§ OBJECTIVE
Write out exactly, please, every line from the beginning of the entries to the line holding "from bokeh.resources import INLINE", and no pictures.

§ EXTRACTED MATERIAL
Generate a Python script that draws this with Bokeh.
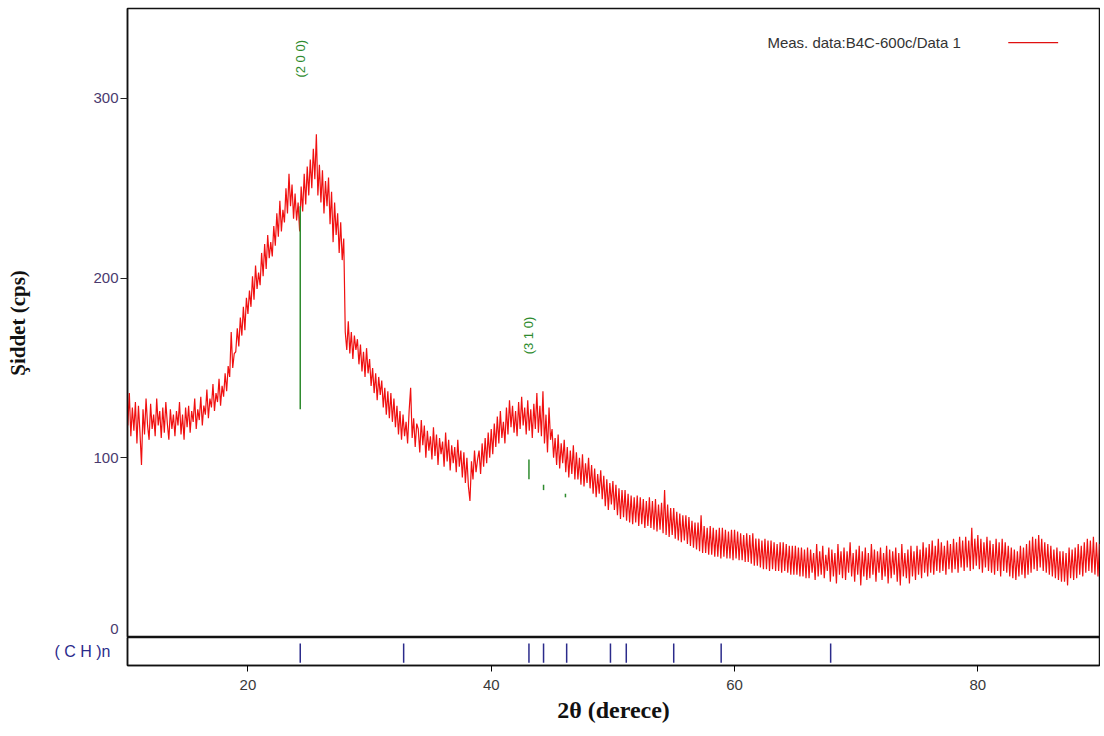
from math import pi
from bokeh.plotting import figure
from bokeh.layouts import column
from bokeh.models import FixedTicker, Range1d, LinearAxis
from bokeh.core.properties import value
from bokeh.embed import file_html
from bokeh.resources import INLINE

intensity = [
    165, 118, 136, 112, 128, 115, 131, 108,  # 10
    129, 114, 96, 127, 113, 133, 118, 110,   # 11
    130, 116, 124, 112, 133, 118, 126, 111,  # 12
    128, 114, 131, 119, 110, 127, 116, 124,  # 13
    112, 126, 118, 131, 113, 124, 110, 128,  # 14
    117, 129, 114, 126, 120, 133, 116, 127,  # 15
    121, 134, 118, 129, 124, 138, 122, 133,  # 16
    128, 141, 126, 136, 131, 144, 129, 140,  # 17
    134, 147, 137, 151, 145, 170, 150, 158,  # 18
    159, 172, 162, 178, 168, 184, 171, 189,  # 19
    180, 193, 184, 201, 188, 207, 194, 203,  # 20
    196, 214, 201, 219, 205, 224, 211, 220,  # 21
    212, 229, 218, 236, 223, 243, 226, 238,  # 22
    231, 250, 236, 258, 240, 252, 233, 247,  # 23
    232, 242, 226, 251, 237, 258, 241, 262,  # 24
    246, 266, 250, 272, 255, 280, 246, 263,  # 25
    242, 260, 236, 254, 240, 256, 230, 248,  # 26
    220, 242, 224, 236, 214, 231, 210, 222,  # 27
    170, 160, 176, 158, 170, 155, 168, 160,  # 28
    166, 152, 163, 148, 159, 145, 161, 147,  # 29
    155, 140, 150, 136, 147, 132, 145, 135,  # 30
    143, 128, 139, 124, 137, 122, 136, 120,  # 31
    133, 117, 129, 113, 126, 110, 124, 112,  # 32
    120, 108, 126, 139, 111, 122, 106, 119,  # 33
    116, 103, 121, 107, 118, 100, 115, 104,  # 34
    112, 99, 117, 101, 113, 96, 111, 102,    # 35
    109, 95, 114, 98, 110, 93, 107, 97,      # 36
    106, 92, 110, 95, 104, 89, 103, 86,      # 37
    100, 84, 76, 98, 88, 104, 92, 99,        # 38
    104, 91, 108, 95, 111, 97, 114, 100,     # 39
    116, 102, 119, 106, 123, 108, 126, 111,  # 40
    120, 108, 128, 113, 132, 117, 129, 114,  # 41
    126, 112, 131, 116, 134, 118, 128, 113,  # 42
    132, 115, 127, 111, 130, 116, 136, 114,  # 43
    129, 112, 137, 108, 124, 103, 128, 110,  # 44
    116, 100, 111, 96, 113, 94, 108, 97,     # 45
    110, 92, 106, 89, 104, 91, 107, 88,      # 46
    103, 88, 100, 85, 102, 84, 97, 86,       # 47
    100, 83, 96, 80, 94, 78, 91, 80,         # 48
    93, 77, 90, 73, 88, 71, 86, 74,          # 49
    87, 71, 85, 68, 83, 66, 82, 67,          # 50
    82, 65, 80, 64, 79, 63, 78, 64,          # 51
    79, 62, 78, 63, 77, 61, 76, 62,          # 52
    78, 61, 76, 60, 77, 59, 74, 60,          # 53
    75, 58, 82, 57, 74, 56, 72, 57,          # 54
    72, 55, 70, 54, 69, 53, 68, 54,          # 55
    68, 52, 67, 51, 65, 50, 64, 49,          # 56
    64, 48, 68, 47, 62, 47, 61, 46,          # 57
    62, 46, 61, 45, 60, 45, 61, 44,          # 58
    61, 45, 60, 44, 59, 44, 60, 43,          # 59
    60, 44, 59, 43, 58, 43, 57, 42,          # 60
    58, 42, 57, 41, 58, 40, 55, 40,          # 61
    55, 39, 54, 38, 55, 38, 54, 37,          # 62
    54, 38, 53, 37, 52, 37, 53, 36,          # 63
    53, 37, 52, 36, 51, 35, 51, 35,          # 64
    51, 35, 50, 34, 50, 34, 49, 33,          # 65
    50, 33, 49, 36, 47, 32, 52, 34,          # 66
    48, 35, 51, 33, 46, 37, 50, 31,          # 67
    49, 34, 47, 30, 52, 35, 48, 33,          # 68
    50, 32, 48, 36, 53, 34, 47, 31,          # 69
    49, 35, 51, 29, 48, 34, 50, 32,          # 70
    47, 33, 52, 35, 49, 31, 48, 36,          # 71
    50, 32, 47, 34, 51, 30, 49, 33,          # 72
    48, 35, 50, 31, 47, 29, 52, 34,          # 73
    47, 33, 49, 30, 51, 34, 48, 32,          # 74
    51, 35, 49, 33, 53, 36, 50, 34,          # 75
    52, 36, 54, 35, 51, 37, 55, 36,          # 76
    53, 37, 51, 35, 54, 38, 52, 36,          # 77
    55, 38, 53, 36, 56, 39, 54, 37,          # 78
    56, 39, 54, 37, 61, 38, 55, 40,          # 79
    57, 38, 55, 36, 53, 39, 56, 37,          # 80
    54, 36, 52, 35, 55, 37, 53, 34,          # 81
    55, 37, 53, 36, 51, 34, 50, 33,          # 82
    49, 32, 48, 34, 51, 35, 50, 33,          # 83
    52, 35, 54, 36, 56, 38, 55, 37,          # 84
    57, 39, 55, 37, 53, 36, 52, 35,          # 85
    51, 34, 49, 33, 50, 32, 48, 31,          # 86
    48, 31, 47, 29, 50, 33, 49, 32,          # 87
    50, 33, 52, 35, 51, 34, 53, 36,          # 88
    55, 37, 54, 36, 56, 35, 53, 34,          # 89
    52,                                      # 90
]
two_theta = [10 + 0.125 * i for i in range(len(intensity))]

# Reference pattern sticks (green) in the main panel
ref_pos = [24.3, 43.1, 44.3, 46.1]
ref_low = [127, 88, 82, 78]
ref_high = [240, 99, 85, 80]
ref_labels = ["(2 0 0)", "(3 1 0)"]
ref_label_x = [24.3, 43.1]
ref_label_y = [322, 168]

# (C H)n phase stick positions (bottom strip)
ch_pos = [24.3, 32.8, 43.1, 44.3, 46.2, 49.8, 51.1, 55.0, 58.9, 67.9]

y_ticks = [0, 100, 200, 300]
y_tick_labels = ["0", "100", "200", "300"]
x_ticks = [20, 40, 60, 80]
legend_text = "Meas. data:B4C-600c/Data 1"

W = 1100
LEFT = 127
RIGHT = 1
x_rng = Range1d(10.1, 90.0)

p1 = figure(width=W, height=637, x_range=x_rng, y_range=Range1d(0, 350),
            x_axis_location=None, output_backend="svg", toolbar_location=None,
            min_border_left=LEFT, min_border_right=RIGHT, min_border_top=8,
            min_border_bottom=0)
p1.grid.visible = False
p1.outline_line_color = "#111111"
p1.outline_line_width = 1.5

# axis next to the frame: tick marks only
ya = p1.yaxis[0]
ya.ticker = FixedTicker(ticks=y_ticks, minor_ticks=[])
ya.major_label_overrides = {t: "" for t in y_ticks}
ya.major_label_standoff = 0
ya.major_tick_out = 7
ya.major_tick_in = 0
ya.major_tick_line_color = "#222222"
ya.axis_line_color = "#111111"
ya.axis_line_width = 1.5

# outer axis: the numbers ("0" printed a little above its tick, as in the reference)
label_pos = [5, 100, 200, 300]
yb = LinearAxis(ticker=FixedTicker(ticks=label_pos, minor_ticks=[]))
yb.major_label_overrides = dict(zip(label_pos, y_tick_labels))
yb.major_tick_out = 0
yb.major_tick_in = 0
yb.axis_line_color = None
yb.major_label_standoff = 2
yb.major_label_text_font = "Liberation Sans"
yb.major_label_text_font_size = "15px"
yb.major_label_text_color = "#4a3a6e"
yb.axis_label = "Şiddet (cps)"
yb.axis_label_text_font = "Liberation Serif"
yb.axis_label_text_font_style = "bold"
yb.axis_label_text_font_size = "21px"
yb.axis_label_text_color = "#111111"
yb.axis_label_standoff = 60
p1.add_layout(yb, "left")

p1.line(two_theta, intensity, line_color="#f01010", line_width=1.2)

p1.segment(x0=ref_pos, y0=ref_low, x1=ref_pos, y1=ref_high,
           line_color="#2e8b2e", line_width=1.5)
p1.text(x=ref_label_x, y=ref_label_y, text=ref_labels, angle=pi / 2,
        text_align="center", text_baseline="middle", text_color="#2e8b2e",
        text_font=value("Liberation Sans"), text_font_size="13px")

p1.text(x=[62.7], y=[331], text=[legend_text], text_align="left",
        text_baseline="middle", text_color="#333333",
        text_font=value("Liberation Sans"), text_font_size="15px")
p1.segment(x0=[82.5], y0=[331], x1=[86.6], y1=[331], line_color="#e01010",
           line_width=1.2)

p2 = figure(width=W, height=98, x_range=x_rng, y_range=Range1d(0, 1),
            output_backend="svg", toolbar_location=None,
            min_border_left=LEFT, min_border_right=RIGHT, min_border_top=0,
            min_border_bottom=70)
p2.grid.visible = False
p2.outline_line_color = "#111111"
p2.outline_line_width = 1.5
y2 = p2.yaxis[0]
y2.ticker = FixedTicker(ticks=[0.5], minor_ticks=[])
y2.major_label_overrides = {0.5: "( C H )n"}
y2.major_tick_out = 0
y2.major_tick_in = 0
y2.axis_line_color = "#111111"
y2.axis_line_width = 1.5
y2.major_label_standoff = 17
y2.major_label_text_font = "Liberation Sans"
y2.major_label_text_font_size = "16px"
y2.major_label_text_color = "#2b2b8b"

xa = p2.xaxis[0]
xa.ticker = FixedTicker(ticks=x_ticks, minor_ticks=[])
xa.major_tick_out = 6
xa.major_tick_in = 0
xa.axis_line_color = "#111111"
xa.axis_line_width = 1.5
xa.major_label_standoff = 8
xa.major_label_text_font = "Liberation Sans"
xa.major_label_text_font_size = "15px"
xa.major_label_text_color = "#3a3a3a"
xa.axis_label = "2θ (derece)"
xa.axis_label_text_font = "Liberation Serif"
xa.axis_label_text_font_style = "bold"
xa.axis_label_text_font_size = "24px"
xa.axis_label_text_color = "#111111"
xa.axis_label_standoff = 4

p2.segment(x0=ch_pos, y0=[0.1] * len(ch_pos), x1=ch_pos,
           y1=[0.79] * len(ch_pos), line_color="#2b2b8b", line_width=1.5)

layout = column(p1, p2)
open("out.html", "w").write(file_html(layout, INLINE))
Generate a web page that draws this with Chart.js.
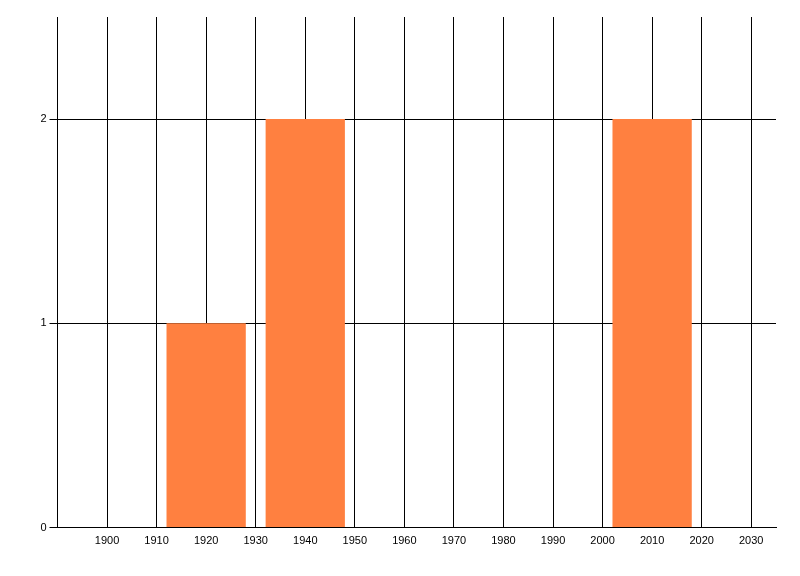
<!DOCTYPE html>
<html>
<head>
<meta charset="utf-8">
<script src="https://cdn.jsdelivr.net/npm/chart.js@4/dist/chart.umd.min.js"></script>
<style>
  html, body { margin: 0; padding: 0; background: #ffffff; }
  #wrap { width: 800px; height: 576px; }
</style>
</head>
<body>
<div id="wrap"><canvas id="histChart"></canvas></div>
<script>
// Data
const binCenters = [1920, 1940, 2010];
const binCounts = [1, 2, 2];
const xTickValues = [1900, 1910, 1920, 1930, 1940, 1950, 1960, 1970, 1980, 1990, 2000, 2010, 2020, 2030];
const yTickValues = [0, 1, 2];

const points = binCenters.map((x, i) => ({ x: x, y: binCounts[i] }));

new Chart(document.getElementById('histChart'), {
  type: 'bar',
  data: {
    datasets: [{
      data: points,
      backgroundColor: '#ff8040',
      borderWidth: 0,
      // tick spacing is 10 years, each bin bar spans 16 years
      categoryPercentage: 1.0,
      barPercentage: 1.6
    }]
  },
  options: {
    responsive: true,
    maintainAspectRatio: false,
    animation: false,
    layout: {
      padding: { top: 17, right: 24, left: 0, bottom: 0 }
    },
    plugins: {
      legend: { display: false },
      tooltip: { enabled: false }
    },
    scales: {
      x: {
        type: 'linear',
        min: 1890,
        max: 2035,
        offset: false,
        afterBuildTicks: function(scale) {
          scale.ticks = xTickValues.map(v => ({ value: v }));
        },
        afterFit: function(scale) {
          scale.height = 48.5;
        },
        grid: {
          offset: false,
          color: '#000000',
          lineWidth: 1,
          drawTicks: false
        },
        border: { color: '#000000', width: 1 },
        ticks: {
          color: '#000000',
          padding: 7,
          maxRotation: 0,
          autoSkip: false,
          callback: function(value) { return String(value); },
          font: { family: 'Liberation Sans', size: 11 }
        }
      },
      y: {
        type: 'linear',
        min: 0,
        max: 2.5,
        afterBuildTicks: function(scale) {
          scale.ticks = yTickValues.map(v => ({ value: v }));
        },
        afterFit: function(scale) {
          scale.width = 57.5;
        },
        grid: {
          color: '#000000',
          lineWidth: 1,
          drawTicks: true,
          tickLength: 8
        },
        border: { color: '#000000', width: 1 },
        ticks: {
          color: '#000000',
          padding: 3,
          font: { family: 'Liberation Sans', size: 11 }
        }
      }
    }
  }
});
</script>
</body>
</html>
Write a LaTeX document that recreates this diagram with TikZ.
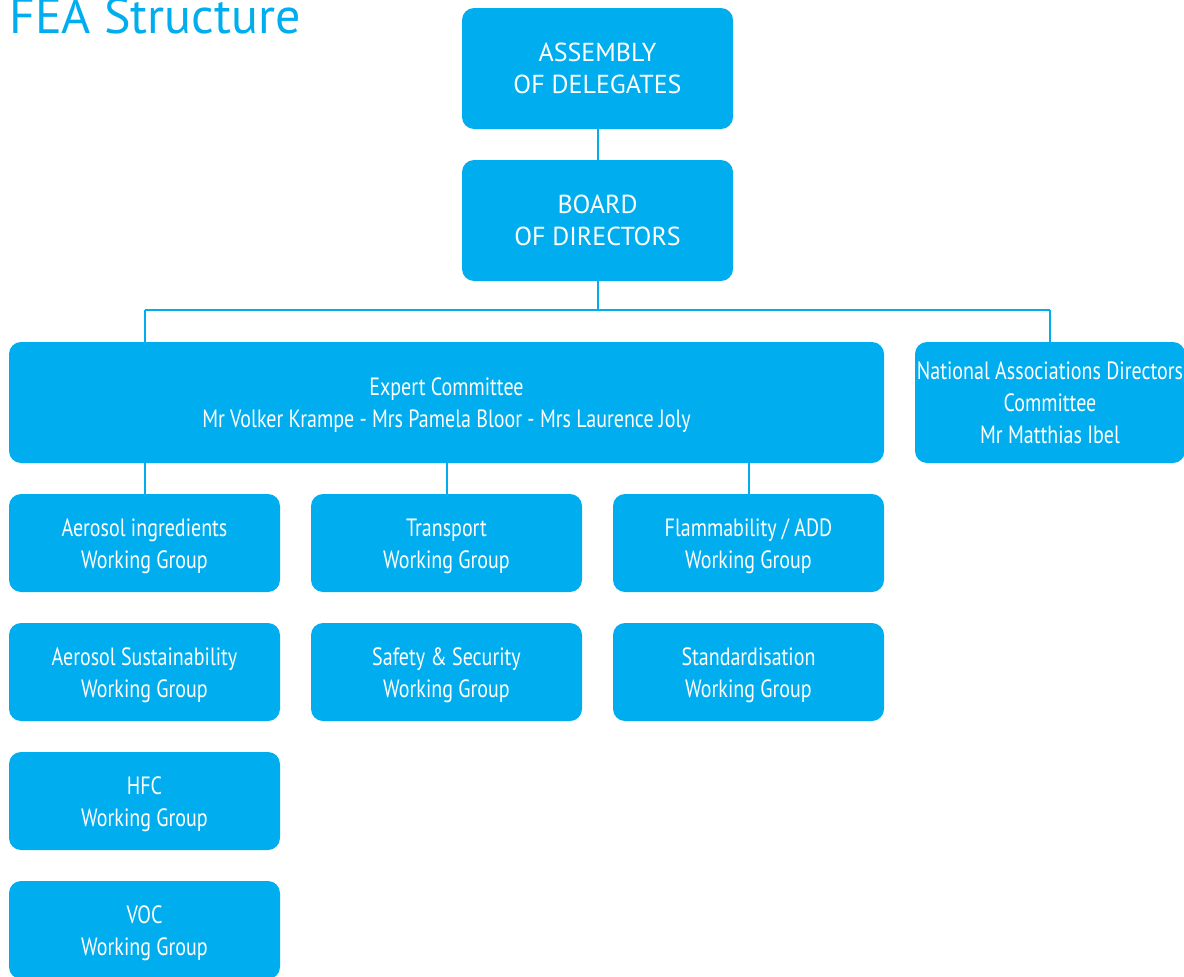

§ ANSWER TO THE PROBLEM
Generate a Python script that draws this with Bokeh.
from math import pi
from bokeh.plotting import figure
from bokeh.layouts import column
from bokeh.models import FixedTicker, Range1d, LinearAxis
from bokeh.core.properties import value
from bokeh.embed import file_html
from bokeh.resources import INLINE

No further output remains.